Start of Record excerpts
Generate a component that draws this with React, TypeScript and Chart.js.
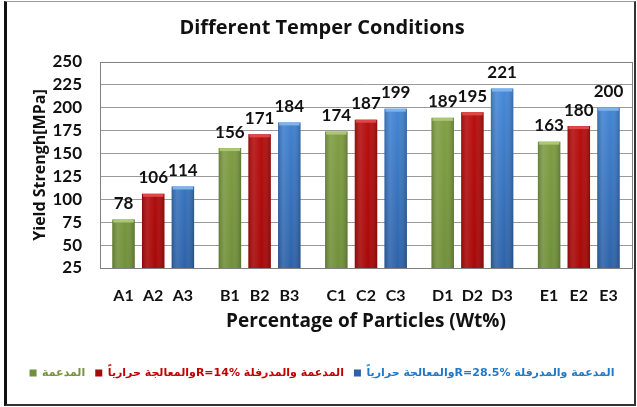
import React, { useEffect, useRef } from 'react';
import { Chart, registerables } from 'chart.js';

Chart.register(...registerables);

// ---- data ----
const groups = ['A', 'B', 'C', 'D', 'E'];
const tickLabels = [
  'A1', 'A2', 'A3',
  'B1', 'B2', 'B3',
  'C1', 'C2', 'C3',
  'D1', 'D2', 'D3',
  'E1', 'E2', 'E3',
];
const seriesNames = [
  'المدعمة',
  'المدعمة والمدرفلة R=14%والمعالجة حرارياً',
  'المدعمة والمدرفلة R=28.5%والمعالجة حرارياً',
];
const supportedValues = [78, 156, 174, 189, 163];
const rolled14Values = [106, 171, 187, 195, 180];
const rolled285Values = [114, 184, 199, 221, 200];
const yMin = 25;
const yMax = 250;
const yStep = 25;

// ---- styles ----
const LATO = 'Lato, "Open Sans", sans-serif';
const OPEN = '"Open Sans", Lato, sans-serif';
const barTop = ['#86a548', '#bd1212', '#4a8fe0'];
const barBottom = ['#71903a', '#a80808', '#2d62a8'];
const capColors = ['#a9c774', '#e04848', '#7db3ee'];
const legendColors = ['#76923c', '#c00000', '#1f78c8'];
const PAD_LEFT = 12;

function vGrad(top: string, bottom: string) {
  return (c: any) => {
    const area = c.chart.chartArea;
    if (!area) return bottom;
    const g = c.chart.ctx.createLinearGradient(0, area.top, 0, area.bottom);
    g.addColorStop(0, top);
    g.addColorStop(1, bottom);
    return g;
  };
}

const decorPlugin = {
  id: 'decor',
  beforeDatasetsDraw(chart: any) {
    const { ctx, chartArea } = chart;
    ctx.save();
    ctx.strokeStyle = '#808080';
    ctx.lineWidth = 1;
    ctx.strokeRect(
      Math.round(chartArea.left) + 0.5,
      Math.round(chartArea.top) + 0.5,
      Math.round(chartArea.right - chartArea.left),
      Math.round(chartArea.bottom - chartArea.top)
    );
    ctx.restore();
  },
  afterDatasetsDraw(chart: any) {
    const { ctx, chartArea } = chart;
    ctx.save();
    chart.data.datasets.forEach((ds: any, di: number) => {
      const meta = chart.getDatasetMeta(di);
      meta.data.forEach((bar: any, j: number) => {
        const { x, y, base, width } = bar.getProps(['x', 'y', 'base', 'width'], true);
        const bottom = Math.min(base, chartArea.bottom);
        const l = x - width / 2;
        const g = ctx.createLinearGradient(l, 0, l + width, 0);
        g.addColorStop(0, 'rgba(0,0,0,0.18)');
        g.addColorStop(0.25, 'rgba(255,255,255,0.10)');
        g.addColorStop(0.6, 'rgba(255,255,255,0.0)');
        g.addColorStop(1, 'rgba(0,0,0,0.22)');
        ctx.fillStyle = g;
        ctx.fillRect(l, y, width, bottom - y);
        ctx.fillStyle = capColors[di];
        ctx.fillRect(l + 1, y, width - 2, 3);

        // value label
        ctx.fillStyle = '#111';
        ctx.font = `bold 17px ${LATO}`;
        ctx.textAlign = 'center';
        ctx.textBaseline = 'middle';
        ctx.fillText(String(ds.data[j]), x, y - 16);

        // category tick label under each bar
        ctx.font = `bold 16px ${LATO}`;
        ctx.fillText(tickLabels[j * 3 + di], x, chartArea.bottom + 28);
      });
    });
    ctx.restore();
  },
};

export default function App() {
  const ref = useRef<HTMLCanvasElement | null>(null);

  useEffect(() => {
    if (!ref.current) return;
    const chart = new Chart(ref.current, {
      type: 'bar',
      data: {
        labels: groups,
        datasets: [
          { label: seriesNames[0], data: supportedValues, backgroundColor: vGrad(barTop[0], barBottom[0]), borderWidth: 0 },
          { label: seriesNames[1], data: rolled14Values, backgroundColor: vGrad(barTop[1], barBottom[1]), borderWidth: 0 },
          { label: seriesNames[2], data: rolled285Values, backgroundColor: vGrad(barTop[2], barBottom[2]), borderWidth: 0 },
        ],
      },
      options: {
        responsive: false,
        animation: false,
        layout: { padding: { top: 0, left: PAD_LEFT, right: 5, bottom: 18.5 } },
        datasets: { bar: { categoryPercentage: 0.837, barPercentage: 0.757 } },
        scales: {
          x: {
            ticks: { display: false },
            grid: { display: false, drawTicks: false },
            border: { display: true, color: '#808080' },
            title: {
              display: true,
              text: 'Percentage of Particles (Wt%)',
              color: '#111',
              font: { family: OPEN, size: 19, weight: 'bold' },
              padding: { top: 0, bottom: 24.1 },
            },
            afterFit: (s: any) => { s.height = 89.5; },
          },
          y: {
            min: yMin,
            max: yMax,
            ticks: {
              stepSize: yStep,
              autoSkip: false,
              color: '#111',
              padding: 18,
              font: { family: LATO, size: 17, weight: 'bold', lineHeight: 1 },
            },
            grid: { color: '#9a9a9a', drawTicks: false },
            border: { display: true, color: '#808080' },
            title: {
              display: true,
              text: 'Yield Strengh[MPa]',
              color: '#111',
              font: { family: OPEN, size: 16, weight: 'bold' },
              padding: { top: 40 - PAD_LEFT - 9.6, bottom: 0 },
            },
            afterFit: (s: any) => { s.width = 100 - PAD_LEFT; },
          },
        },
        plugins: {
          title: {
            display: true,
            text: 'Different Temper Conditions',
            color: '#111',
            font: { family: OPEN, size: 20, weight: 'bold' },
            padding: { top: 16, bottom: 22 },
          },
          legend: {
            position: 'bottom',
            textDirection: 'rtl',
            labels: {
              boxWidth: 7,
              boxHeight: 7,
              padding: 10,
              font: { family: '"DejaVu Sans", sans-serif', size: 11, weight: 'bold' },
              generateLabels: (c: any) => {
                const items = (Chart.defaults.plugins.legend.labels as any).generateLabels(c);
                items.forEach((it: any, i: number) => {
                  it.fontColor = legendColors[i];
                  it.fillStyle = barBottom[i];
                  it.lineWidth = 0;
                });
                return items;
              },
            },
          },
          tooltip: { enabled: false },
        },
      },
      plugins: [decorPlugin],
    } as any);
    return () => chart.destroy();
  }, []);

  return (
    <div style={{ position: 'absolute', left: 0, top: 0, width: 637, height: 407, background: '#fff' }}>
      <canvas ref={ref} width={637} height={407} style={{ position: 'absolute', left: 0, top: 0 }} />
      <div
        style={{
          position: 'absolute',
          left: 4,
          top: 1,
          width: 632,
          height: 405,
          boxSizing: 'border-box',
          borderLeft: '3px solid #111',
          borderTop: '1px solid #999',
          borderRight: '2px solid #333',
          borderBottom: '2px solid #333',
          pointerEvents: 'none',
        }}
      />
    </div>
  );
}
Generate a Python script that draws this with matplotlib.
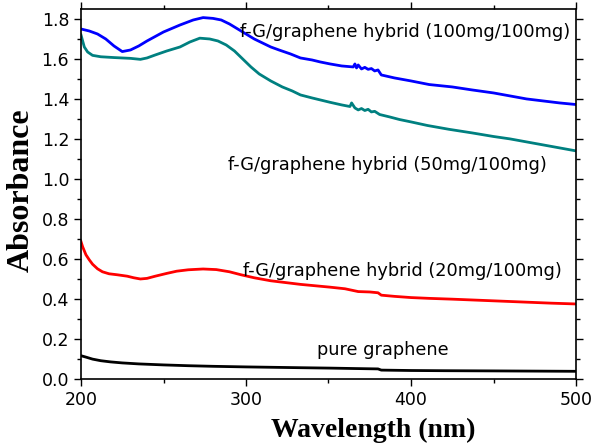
End of Record excerpts
§ **Aim**
Repeat the data exactly, without the pictures.

§ **Task answer**
Generate a component that draws this with React, TypeScript and Chart.js.
import React, { useEffect, useRef } from 'react';
import { Chart, registerables } from 'chart.js';

Chart.register(...registerables);

// ---- data ----
const groups = ['A', 'B', 'C', 'D', 'E'];
const tickLabels = [
  'A1', 'A2', 'A3',
  'B1', 'B2', 'B3',
  'C1', 'C2', 'C3',
  'D1', 'D2', 'D3',
  'E1', 'E2', 'E3',
];
const seriesNames = [
  'المدعمة',
  'المدعمة والمدرفلة R=14%والمعالجة حرارياً',
  'المدعمة والمدرفلة R=28.5%والمعالجة حرارياً',
];
const supportedValues = [78, 156, 174, 189, 163];
const rolled14Values = [106, 171, 187, 195, 180];
const rolled285Values = [114, 184, 199, 221, 200];
const yMin = 25;
const yMax = 250;
const yStep = 25;

// ---- styles ----
const LATO = 'Lato, "Open Sans", sans-serif';
const OPEN = '"Open Sans", Lato, sans-serif';
const barTop = ['#86a548', '#bd1212', '#4a8fe0'];
const barBottom = ['#71903a', '#a80808', '#2d62a8'];
const capColors = ['#a9c774', '#e04848', '#7db3ee'];
const legendColors = ['#76923c', '#c00000', '#1f78c8'];
const PAD_LEFT = 12;

function vGrad(top: string, bottom: string) {
  return (c: any) => {
    const area = c.chart.chartArea;
    if (!area) return bottom;
    const g = c.chart.ctx.createLinearGradient(0, area.top, 0, area.bottom);
    g.addColorStop(0, top);
    g.addColorStop(1, bottom);
    return g;
  };
}

const decorPlugin = {
  id: 'decor',
  beforeDatasetsDraw(chart: any) {
    const { ctx, chartArea } = chart;
    ctx.save();
    ctx.strokeStyle = '#808080';
    ctx.lineWidth = 1;
    ctx.strokeRect(
      Math.round(chartArea.left) + 0.5,
      Math.round(chartArea.top) + 0.5,
      Math.round(chartArea.right - chartArea.left),
      Math.round(chartArea.bottom - chartArea.top)
    );
    ctx.restore();
  },
  afterDatasetsDraw(chart: any) {
    const { ctx, chartArea } = chart;
    ctx.save();
    chart.data.datasets.forEach((ds: any, di: number) => {
      const meta = chart.getDatasetMeta(di);
      meta.data.forEach((bar: any, j: number) => {
        const { x, y, base, width } = bar.getProps(['x', 'y', 'base', 'width'], true);
        const bottom = Math.min(base, chartArea.bottom);
        const l = x - width / 2;
        const g = ctx.createLinearGradient(l, 0, l + width, 0);
        g.addColorStop(0, 'rgba(0,0,0,0.18)');
        g.addColorStop(0.25, 'rgba(255,255,255,0.10)');
        g.addColorStop(0.6, 'rgba(255,255,255,0.0)');
        g.addColorStop(1, 'rgba(0,0,0,0.22)');
        ctx.fillStyle = g;
        ctx.fillRect(l, y, width, bottom - y);
        ctx.fillStyle = capColors[di];
        ctx.fillRect(l + 1, y, width - 2, 3);

        // value label
        ctx.fillStyle = '#111';
        ctx.font = `bold 17px ${LATO}`;
        ctx.textAlign = 'center';
        ctx.textBaseline = 'middle';
        ctx.fillText(String(ds.data[j]), x, y - 16);

        // category tick label under each bar
        ctx.font = `bold 16px ${LATO}`;
        ctx.fillText(tickLabels[j * 3 + di], x, chartArea.bottom + 28);
      });
    });
    ctx.restore();
  },
};

export default function App() {
  const ref = useRef<HTMLCanvasElement | null>(null);

  useEffect(() => {
    if (!ref.current) return;
    const chart = new Chart(ref.current, {
      type: 'bar',
      data: {
        labels: groups,
        datasets: [
          { label: seriesNames[0], data: supportedValues, backgroundColor: vGrad(barTop[0], barBottom[0]), borderWidth: 0 },
          { label: seriesNames[1], data: rolled14Values, backgroundColor: vGrad(barTop[1], barBottom[1]), borderWidth: 0 },
          { label: seriesNames[2], data: rolled285Values, backgroundColor: vGrad(barTop[2], barBottom[2]), borderWidth: 0 },
        ],
      },
      options: {
        responsive: false,
        animation: false,
        layout: { padding: { top: 0, left: PAD_LEFT, right: 5, bottom: 18.5 } },
        datasets: { bar: { categoryPercentage: 0.837, barPercentage: 0.757 } },
        scales: {
          x: {
            ticks: { display: false },
            grid: { display: false, drawTicks: false },
            border: { display: true, color: '#808080' },
            title: {
              display: true,
              text: 'Percentage of Particles (Wt%)',
              color: '#111',
              font: { family: OPEN, size: 19, weight: 'bold' },
              padding: { top: 0, bottom: 24.1 },
            },
            afterFit: (s: any) => { s.height = 89.5; },
          },
          y: {
            min: yMin,
            max: yMax,
            ticks: {
              stepSize: yStep,
              autoSkip: false,
              color: '#111',
              padding: 18,
              font: { family: LATO, size: 17, weight: 'bold', lineHeight: 1 },
            },
            grid: { color: '#9a9a9a', drawTicks: false },
            border: { display: true, color: '#808080' },
            title: {
              display: true,
              text: 'Yield Strengh[MPa]',
              color: '#111',
              font: { family: OPEN, size: 16, weight: 'bold' },
              padding: { top: 40 - PAD_LEFT - 9.6, bottom: 0 },
            },
            afterFit: (s: any) => { s.width = 100 - PAD_LEFT; },
          },
        },
        plugins: {
          title: {
            display: true,
            text: 'Different Temper Conditions',
            color: '#111',
            font: { family: OPEN, size: 20, weight: 'bold' },
            padding: { top: 16, bottom: 22 },
          },
          legend: {
            position: 'bottom',
            textDirection: 'rtl',
            labels: {
              boxWidth: 7,
              boxHeight: 7,
              padding: 10,
              font: { family: '"DejaVu Sans", sans-serif', size: 11, weight: 'bold' },
              generateLabels: (c: any) => {
                const items = (Chart.defaults.plugins.legend.labels as any).generateLabels(c);
                items.forEach((it: any, i: number) => {
                  it.fontColor = legendColors[i];
                  it.fillStyle = barBottom[i];
                  it.lineWidth = 0;
                });
                return items;
              },
            },
          },
          tooltip: { enabled: false },
        },
      },
      plugins: [decorPlugin],
    } as any);
    return () => chart.destroy();
  }, []);

  return (
    <div style={{ position: 'absolute', left: 0, top: 0, width: 637, height: 407, background: '#fff' }}>
      <canvas ref={ref} width={637} height={407} style={{ position: 'absolute', left: 0, top: 0 }} />
      <div
        style={{
          position: 'absolute',
          left: 4,
          top: 1,
          width: 632,
          height: 405,
          boxSizing: 'border-box',
          borderLeft: '3px solid #111',
          borderTop: '1px solid #999',
          borderRight: '2px solid #333',
          borderBottom: '2px solid #333',
          pointerEvents: 'none',
        }}
      />
    </div>
  );
}
Generate a Python script that draws this with matplotlib.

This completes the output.